PROBLEM >>
Extract each line of the data below exactly as written.

-- START RECORDS PROVIDED --

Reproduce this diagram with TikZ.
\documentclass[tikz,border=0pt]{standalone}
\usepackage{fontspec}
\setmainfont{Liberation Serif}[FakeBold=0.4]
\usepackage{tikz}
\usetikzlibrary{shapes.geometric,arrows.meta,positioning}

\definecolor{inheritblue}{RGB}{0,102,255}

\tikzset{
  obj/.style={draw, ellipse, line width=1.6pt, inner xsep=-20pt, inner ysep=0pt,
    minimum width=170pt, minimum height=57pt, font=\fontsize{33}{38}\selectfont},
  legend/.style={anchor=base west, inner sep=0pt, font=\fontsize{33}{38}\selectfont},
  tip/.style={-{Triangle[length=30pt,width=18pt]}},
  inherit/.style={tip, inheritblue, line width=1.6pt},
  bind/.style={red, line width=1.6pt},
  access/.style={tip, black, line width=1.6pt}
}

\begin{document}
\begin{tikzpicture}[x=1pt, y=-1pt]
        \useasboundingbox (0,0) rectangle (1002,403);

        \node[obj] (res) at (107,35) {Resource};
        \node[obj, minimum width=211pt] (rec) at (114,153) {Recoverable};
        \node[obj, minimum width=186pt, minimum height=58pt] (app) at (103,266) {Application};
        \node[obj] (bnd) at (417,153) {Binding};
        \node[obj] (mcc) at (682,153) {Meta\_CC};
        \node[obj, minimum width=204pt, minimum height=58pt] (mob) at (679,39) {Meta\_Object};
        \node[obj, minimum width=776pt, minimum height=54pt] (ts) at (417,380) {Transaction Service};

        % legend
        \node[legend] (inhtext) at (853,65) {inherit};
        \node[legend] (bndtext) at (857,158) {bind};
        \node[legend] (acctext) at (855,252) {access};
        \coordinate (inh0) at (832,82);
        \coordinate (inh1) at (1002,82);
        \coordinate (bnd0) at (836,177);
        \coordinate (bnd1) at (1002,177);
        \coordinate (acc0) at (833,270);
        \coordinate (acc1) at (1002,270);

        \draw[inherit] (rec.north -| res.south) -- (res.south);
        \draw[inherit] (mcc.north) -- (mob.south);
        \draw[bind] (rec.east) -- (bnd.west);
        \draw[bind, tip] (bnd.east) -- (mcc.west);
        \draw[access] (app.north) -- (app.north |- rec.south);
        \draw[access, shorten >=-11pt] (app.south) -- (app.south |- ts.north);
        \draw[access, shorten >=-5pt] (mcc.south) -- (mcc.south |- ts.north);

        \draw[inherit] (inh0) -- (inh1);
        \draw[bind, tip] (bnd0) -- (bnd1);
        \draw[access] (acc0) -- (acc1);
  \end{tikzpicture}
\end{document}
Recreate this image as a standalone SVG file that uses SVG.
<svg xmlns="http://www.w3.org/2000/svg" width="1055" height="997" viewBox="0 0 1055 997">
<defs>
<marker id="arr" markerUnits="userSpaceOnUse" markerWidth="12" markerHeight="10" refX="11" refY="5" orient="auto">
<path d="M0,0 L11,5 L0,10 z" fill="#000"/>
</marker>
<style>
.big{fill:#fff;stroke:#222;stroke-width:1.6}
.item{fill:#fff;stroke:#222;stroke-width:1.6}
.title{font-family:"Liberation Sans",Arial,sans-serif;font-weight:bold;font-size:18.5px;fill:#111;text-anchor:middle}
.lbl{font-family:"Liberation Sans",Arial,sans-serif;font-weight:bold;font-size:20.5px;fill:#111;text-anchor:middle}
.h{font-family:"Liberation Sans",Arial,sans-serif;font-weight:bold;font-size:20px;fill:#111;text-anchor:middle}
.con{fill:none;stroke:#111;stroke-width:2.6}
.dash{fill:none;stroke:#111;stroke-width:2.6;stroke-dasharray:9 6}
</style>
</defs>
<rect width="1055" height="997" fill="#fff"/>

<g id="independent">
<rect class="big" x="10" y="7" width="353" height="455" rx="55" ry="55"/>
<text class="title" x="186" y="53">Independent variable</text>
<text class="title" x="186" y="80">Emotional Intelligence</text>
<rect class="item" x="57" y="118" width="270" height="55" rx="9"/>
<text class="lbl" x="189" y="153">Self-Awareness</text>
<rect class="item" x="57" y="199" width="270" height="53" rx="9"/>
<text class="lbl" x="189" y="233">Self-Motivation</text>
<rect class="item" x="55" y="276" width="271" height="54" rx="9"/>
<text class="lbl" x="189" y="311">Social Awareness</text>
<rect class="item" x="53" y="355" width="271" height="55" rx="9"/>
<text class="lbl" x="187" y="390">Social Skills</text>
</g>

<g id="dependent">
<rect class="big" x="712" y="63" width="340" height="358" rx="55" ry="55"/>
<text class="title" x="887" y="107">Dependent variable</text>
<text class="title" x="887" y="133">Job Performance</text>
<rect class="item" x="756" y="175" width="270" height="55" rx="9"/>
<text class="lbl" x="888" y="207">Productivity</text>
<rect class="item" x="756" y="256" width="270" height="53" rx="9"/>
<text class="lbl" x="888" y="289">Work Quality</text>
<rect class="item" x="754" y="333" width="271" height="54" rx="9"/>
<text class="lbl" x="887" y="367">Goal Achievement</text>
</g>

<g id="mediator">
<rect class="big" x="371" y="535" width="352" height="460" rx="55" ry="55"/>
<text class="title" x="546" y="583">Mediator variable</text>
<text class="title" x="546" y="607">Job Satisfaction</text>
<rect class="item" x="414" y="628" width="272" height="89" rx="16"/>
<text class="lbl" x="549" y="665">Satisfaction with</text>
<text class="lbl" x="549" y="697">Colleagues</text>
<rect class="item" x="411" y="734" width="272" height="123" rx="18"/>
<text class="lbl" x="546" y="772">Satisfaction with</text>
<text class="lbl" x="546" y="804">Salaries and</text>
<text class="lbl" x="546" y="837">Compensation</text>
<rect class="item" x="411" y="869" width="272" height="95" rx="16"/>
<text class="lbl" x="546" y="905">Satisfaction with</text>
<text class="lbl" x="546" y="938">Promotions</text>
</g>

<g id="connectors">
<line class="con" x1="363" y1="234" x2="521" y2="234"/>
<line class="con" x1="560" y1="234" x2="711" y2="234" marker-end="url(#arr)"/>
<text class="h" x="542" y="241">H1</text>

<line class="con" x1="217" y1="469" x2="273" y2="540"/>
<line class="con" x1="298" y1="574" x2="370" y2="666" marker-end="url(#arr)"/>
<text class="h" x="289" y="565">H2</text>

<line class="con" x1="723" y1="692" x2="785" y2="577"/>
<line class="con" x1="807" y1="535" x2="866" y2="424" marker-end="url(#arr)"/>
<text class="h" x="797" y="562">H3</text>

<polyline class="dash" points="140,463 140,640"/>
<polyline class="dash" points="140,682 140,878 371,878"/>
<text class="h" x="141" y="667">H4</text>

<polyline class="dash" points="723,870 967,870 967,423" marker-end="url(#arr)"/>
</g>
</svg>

-- END RECORDS PROVIDED --

CORRECT RESULT >>
Reproduce this diagram with TikZ.
\documentclass[tikz,border=0pt]{standalone}
\usepackage{fontspec}
\setmainfont{Liberation Serif}[FakeBold=0.4]
\usepackage{tikz}
\usetikzlibrary{shapes.geometric,arrows.meta,positioning}

\definecolor{inheritblue}{RGB}{0,102,255}

\tikzset{
  obj/.style={draw, ellipse, line width=1.6pt, inner xsep=-20pt, inner ysep=0pt,
    minimum width=170pt, minimum height=57pt, font=\fontsize{33}{38}\selectfont},
  legend/.style={anchor=base west, inner sep=0pt, font=\fontsize{33}{38}\selectfont},
  tip/.style={-{Triangle[length=30pt,width=18pt]}},
  inherit/.style={tip, inheritblue, line width=1.6pt},
  bind/.style={red, line width=1.6pt},
  access/.style={tip, black, line width=1.6pt}
}

\begin{document}
\begin{tikzpicture}[x=1pt, y=-1pt]
        \useasboundingbox (0,0) rectangle (1002,403);

        \node[obj] (res) at (107,35) {Resource};
        \node[obj, minimum width=211pt] (rec) at (114,153) {Recoverable};
        \node[obj, minimum width=186pt, minimum height=58pt] (app) at (103,266) {Application};
        \node[obj] (bnd) at (417,153) {Binding};
        \node[obj] (mcc) at (682,153) {Meta\_CC};
        \node[obj, minimum width=204pt, minimum height=58pt] (mob) at (679,39) {Meta\_Object};
        \node[obj, minimum width=776pt, minimum height=54pt] (ts) at (417,380) {Transaction Service};

        % legend
        \node[legend] (inhtext) at (853,65) {inherit};
        \node[legend] (bndtext) at (857,158) {bind};
        \node[legend] (acctext) at (855,252) {access};
        \coordinate (inh0) at (832,82);
        \coordinate (inh1) at (1002,82);
        \coordinate (bnd0) at (836,177);
        \coordinate (bnd1) at (1002,177);
        \coordinate (acc0) at (833,270);
        \coordinate (acc1) at (1002,270);

        \draw[inherit] (rec.north -| res.south) -- (res.south);
        \draw[inherit] (mcc.north) -- (mob.south);
        \draw[bind] (rec.east) -- (bnd.west);
        \draw[bind, tip] (bnd.east) -- (mcc.west);
        \draw[access] (app.north) -- (app.north |- rec.south);
        \draw[access, shorten >=-11pt] (app.south) -- (app.south |- ts.north);
        \draw[access, shorten >=-5pt] (mcc.south) -- (mcc.south |- ts.north);

        \draw[inherit] (inh0) -- (inh1);
        \draw[bind, tip] (bnd0) -- (bnd1);
        \draw[access] (acc0) -- (acc1);
  \end{tikzpicture}
\end{document}
Recreate this image as a standalone SVG file that uses SVG.
<svg xmlns="http://www.w3.org/2000/svg" width="1055" height="997" viewBox="0 0 1055 997">
<defs>
<marker id="arr" markerUnits="userSpaceOnUse" markerWidth="12" markerHeight="10" refX="11" refY="5" orient="auto">
<path d="M0,0 L11,5 L0,10 z" fill="#000"/>
</marker>
<style>
.big{fill:#fff;stroke:#222;stroke-width:1.6}
.item{fill:#fff;stroke:#222;stroke-width:1.6}
.title{font-family:"Liberation Sans",Arial,sans-serif;font-weight:bold;font-size:18.5px;fill:#111;text-anchor:middle}
.lbl{font-family:"Liberation Sans",Arial,sans-serif;font-weight:bold;font-size:20.5px;fill:#111;text-anchor:middle}
.h{font-family:"Liberation Sans",Arial,sans-serif;font-weight:bold;font-size:20px;fill:#111;text-anchor:middle}
.con{fill:none;stroke:#111;stroke-width:2.6}
.dash{fill:none;stroke:#111;stroke-width:2.6;stroke-dasharray:9 6}
</style>
</defs>
<rect width="1055" height="997" fill="#fff"/>

<g id="independent">
<rect class="big" x="10" y="7" width="353" height="455" rx="55" ry="55"/>
<text class="title" x="186" y="53">Independent variable</text>
<text class="title" x="186" y="80">Emotional Intelligence</text>
<rect class="item" x="57" y="118" width="270" height="55" rx="9"/>
<text class="lbl" x="189" y="153">Self-Awareness</text>
<rect class="item" x="57" y="199" width="270" height="53" rx="9"/>
<text class="lbl" x="189" y="233">Self-Motivation</text>
<rect class="item" x="55" y="276" width="271" height="54" rx="9"/>
<text class="lbl" x="189" y="311">Social Awareness</text>
<rect class="item" x="53" y="355" width="271" height="55" rx="9"/>
<text class="lbl" x="187" y="390">Social Skills</text>
</g>

<g id="dependent">
<rect class="big" x="712" y="63" width="340" height="358" rx="55" ry="55"/>
<text class="title" x="887" y="107">Dependent variable</text>
<text class="title" x="887" y="133">Job Performance</text>
<rect class="item" x="756" y="175" width="270" height="55" rx="9"/>
<text class="lbl" x="888" y="207">Productivity</text>
<rect class="item" x="756" y="256" width="270" height="53" rx="9"/>
<text class="lbl" x="888" y="289">Work Quality</text>
<rect class="item" x="754" y="333" width="271" height="54" rx="9"/>
<text class="lbl" x="887" y="367">Goal Achievement</text>
</g>

<g id="mediator">
<rect class="big" x="371" y="535" width="352" height="460" rx="55" ry="55"/>
<text class="title" x="546" y="583">Mediator variable</text>
<text class="title" x="546" y="607">Job Satisfaction</text>
<rect class="item" x="414" y="628" width="272" height="89" rx="16"/>
<text class="lbl" x="549" y="665">Satisfaction with</text>
<text class="lbl" x="549" y="697">Colleagues</text>
<rect class="item" x="411" y="734" width="272" height="123" rx="18"/>
<text class="lbl" x="546" y="772">Satisfaction with</text>
<text class="lbl" x="546" y="804">Salaries and</text>
<text class="lbl" x="546" y="837">Compensation</text>
<rect class="item" x="411" y="869" width="272" height="95" rx="16"/>
<text class="lbl" x="546" y="905">Satisfaction with</text>
<text class="lbl" x="546" y="938">Promotions</text>
</g>

<g id="connectors">
<line class="con" x1="363" y1="234" x2="521" y2="234"/>
<line class="con" x1="560" y1="234" x2="711" y2="234" marker-end="url(#arr)"/>
<text class="h" x="542" y="241">H1</text>

<line class="con" x1="217" y1="469" x2="273" y2="540"/>
<line class="con" x1="298" y1="574" x2="370" y2="666" marker-end="url(#arr)"/>
<text class="h" x="289" y="565">H2</text>

<line class="con" x1="723" y1="692" x2="785" y2="577"/>
<line class="con" x1="807" y1="535" x2="866" y2="424" marker-end="url(#arr)"/>
<text class="h" x="797" y="562">H3</text>

<polyline class="dash" points="140,463 140,640"/>
<polyline class="dash" points="140,682 140,878 371,878"/>
<text class="h" x="141" y="667">H4</text>

<polyline class="dash" points="723,870 967,870 967,423" marker-end="url(#arr)"/>
</g>
</svg>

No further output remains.